At night we would hear the hourly tolling of the curfew bells from the army encampment. The clanging always came with foreboding sense of uncertainty that loomed over the town and the villages nearby set upon rolling hills across the river. At the certain hours, the commander once warned, no one was allowed to go outdoors except certain key individuals, like father who was the town's train station master. But not even him was spared from the requisites. When walking home past the forbidden hours, he should always-and never, never forget to-light his path with a kerosene torch held a little over head level. No flashlights, the note in shorthand warned, only a bright kerosene torch held high. One afternoon, the Tagalog-speaking commander of the encampment sent someone to caution father to follow the procedure lest he be shot for mistaken identity.
The river itself was not always flowing with nonchalance. The stones, cuts of driftwood and the river bends were witnesses to a number of lifeless human bodies carried downstream by the water from creeks where I was sure those men once enjoyed bathing in our even had their thirst quenched and their worn out flesh and spirit refreshed. I would come with mother to bathe or wash clothes in the river and we did such when a number of other people were around to keep us company. We always went home ahead of everyone lest the dusk when the path was almost swallowed by darkness that hinted risk even when the roars of Tiyong Pindoy's rice mill were still there to appease anxious thoughts.
It was during these years when I learned mounting myself on the grating apparatus known to us Bikolanos as kudkudan. I learned it from an uncle, Mother's brother. In those times, we were not allowed to do the grating at night, and I didn't know why.

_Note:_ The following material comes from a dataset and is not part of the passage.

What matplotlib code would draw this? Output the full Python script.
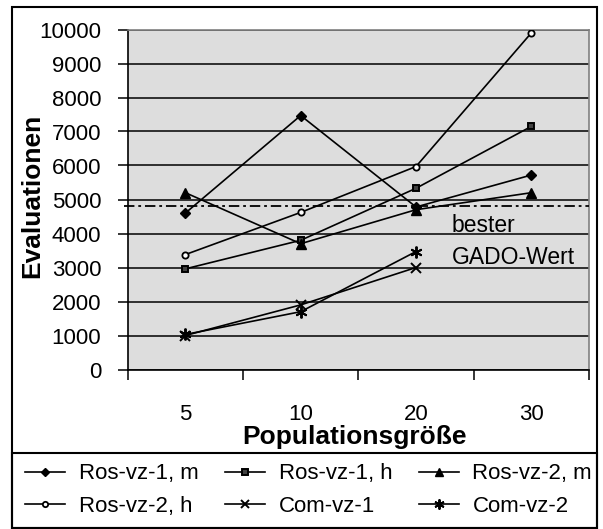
import numpy as np
import matplotlib
matplotlib.use("Agg")
import matplotlib.pyplot as plt
from matplotlib.patches import Rectangle

plt.rcParams['font.family'] = ['Liberation Sans', 'DejaVu Sans']
plt.rcParams['lines.scale_dashes'] = False

# ---- data ----
categories = ['5', '10', '20', '30']
ros_vz1_m = [4600, 7470, 4780, 5720]
ros_vz1_h = [2960, 3800, 5330, 7150]
ros_vz2_m = [5200, 3700, 4700, 5200]
ros_vz2_h = [3380, 4620, 5970, 9900]
com_vz1 = [1000, 1900, 3000, np.nan]
com_vz2 = [1030, 1700, 3470, np.nan]
series_labels = ['Ros-vz-1, m', 'Ros-vz-1, h', 'Ros-vz-2, m',
                 'Ros-vz-2, h', 'Com-vz-1', 'Com-vz-2']
gado_best = 4800
y_ticks = [0, 1000, 2000, 3000, 4000, 5000, 6000, 7000, 8000, 9000, 10000]

W, H = 603, 529
fig = plt.figure(figsize=(W / 100, H / 100), dpi=100)

ax_left, ax_right, ax_top, ax_bot = 127.7, 589.0, 29.5, 369.5
ax = fig.add_axes([ax_left / W, 1 - ax_bot / H,
                   (ax_right - ax_left) / W, (ax_bot - ax_top) / H])
ax.set_facecolor('#dddddd')

x = np.arange(len(categories))
styles = [
    dict(marker='D', ms=5, mfc='black', mec='black'),
    dict(marker='s', ms=5, mfc='#404040', mec='black', mew=1.4),
    dict(marker='^', ms=6.5, mfc='black', mec='black'),
    dict(marker='o', ms=4.5, mfc='white', mec='black', mew=1.3),
    dict(marker='x', ms=6.5, mfc='black', mec='black', mew=1.4),
    dict(marker=(6, 2, 0), ms=8.5, mfc='black', mec='black', mew=1.4),
]
data = [ros_vz1_m, ros_vz1_h, ros_vz2_m, ros_vz2_h, com_vz1, com_vz2]
handles = []
for vals, st, lab in zip(data, styles, series_labels):
    h, = ax.plot(x, vals, color='black', lw=1.2, label=lab, zorder=4, **st)
    handles.append(h)

# reference line
ax.axhline(gado_best, xmin=-0.008, xmax=1, color='black', lw=1.3,
           dashes=(7.5, 2.8, 2.0, 2.8), clip_on=False, zorder=3)
ax.text((451.7 - ax_left) / (ax_right - ax_left), (ax_bot - 231.7) / (ax_bot - ax_top),
        'bester', transform=ax.transAxes, fontsize=16.5, va='baseline', ha='left')
ax.text((451.7 - ax_left) / (ax_right - ax_left), (ax_bot - 264.0) / (ax_bot - ax_top),
        'GADO-Wert', transform=ax.transAxes, fontsize=16.5, va='baseline', ha='left')

ax.set_xlim(-0.5, len(categories) - 0.5)
ax.set_ylim(0, 10000)
ax.set_yticks(y_ticks)
ax.set_yticklabels([str(v) for v in y_ticks], fontsize=16)
ax.set_xticks(x)
ax.set_xticklabels(categories, fontsize=16)
ax.set_xticks(np.arange(-0.5, len(categories)), minor=True)
ax.tick_params(axis='x', which='major', length=0, pad=25)
ax.tick_params(axis='x', which='minor', length=7, width=1.1, direction='out')
ax.tick_params(axis='y', length=7, width=1.1, pad=12, direction='out')

ax.yaxis.grid(True, color='black', lw=1.1)
ax.set_axisbelow(True)
for s in ['left', 'bottom']:
    ax.spines[s].set_color('black')
    ax.spines[s].set_linewidth(1.2)
for s in ['top', 'right']:
    ax.spines[s].set_color('#808080')
    ax.spines[s].set_linewidth(1.2)

ax.set_ylabel('Evaluationen', fontsize=19, fontweight='bold', va='center')
ax.yaxis.set_label_coords((32.5 - ax_left) / (ax_right - ax_left), 0.51)
ax.set_xlabel('Populationsgröße', fontsize=19, fontweight='bold', va='baseline')
ax.xaxis.set_label_coords((354.7 - ax_left) / (ax_right - ax_left), (ax_bot - 444) / (ax_bot - ax_top))

# outer frame
fx0, fx1, fy0, fy1 = 11.7, 597.0, 7.3, 527.5
fig.patches.append(Rectangle((fx0 / W, 1 - fy1 / H), (fx1 - fx0) / W, (fy1 - fy0) / H,
                             transform=fig.transFigure, fill=False,
                             edgecolor='black', lw=1.5, zorder=0))
# legend box
ly0 = 453.0
fig.patches.append(Rectangle((fx0 / W, 1 - fy1 / H), (fx1 - fx0) / W, (fy1 - ly0) / H,
                             transform=fig.transFigure, fill=False,
                             edgecolor='black', lw=1.5, zorder=0))

# legend (row-wise order like the reference: reorder for column-major filling)
ncol = 3
order = [0, 3, 1, 4, 2, 5]
lx0, lx1 = 25.0, 592.0
leg = fig.legend(handles=[handles[i] for i in order], ncol=ncol, loc='center', mode='expand',
                 bbox_to_anchor=(lx0 / W, 1 - fy1 / H, (lx1 - lx0) / W, (fy1 - ly0) / H),
                 fontsize=16, handlelength=1.8, handletextpad=0.62,
                 labelspacing=0.53, borderpad=0.0, borderaxespad=0,
                 frameon=False, markerscale=0.85)

fig.savefig('out.png', dpi=100)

The kudkudan, a wooden device to which an iron wedge is attached to scrape and shred the coconut flesh out of the shell, is a basic device in every rural Bicolano home. The city-dwellers who depend on talipapas and satellite markets for their daily cooking needs had already resorted to the electric grater capable of shredding coconut in masterful speed.
As for us in the countryside, learning the manual process would begin with the proper mounting of one's body on the kudkudan so that doing the grating is done comfortably.
Uncle once held my hands to teach me how to hold and push the shell towards the wedge and rhythmically grate the flesh out of it. I earned a few scratches on my fingers during my first try. I began it with slow mechanical tries, in imitation of how it was done by the elder who at that time was like a Zen master sharing enlightenment with his apprentice. Synchronicity, he told me, was the key. The upward force should complement by the earthbound movement that would allow the actual grating-the contact between the flesh and the wedge-to take place. I took time learning the process.
Where to begin the grating was another thing. I was told I should start in the middle of the concave of the halved coconut. Grate it evenly so that no pits are made inside, and further grating would be a lot easier. When the middle part of was done, it was time to do the sides. My hands were taught control so as not to scrape even the hard shell.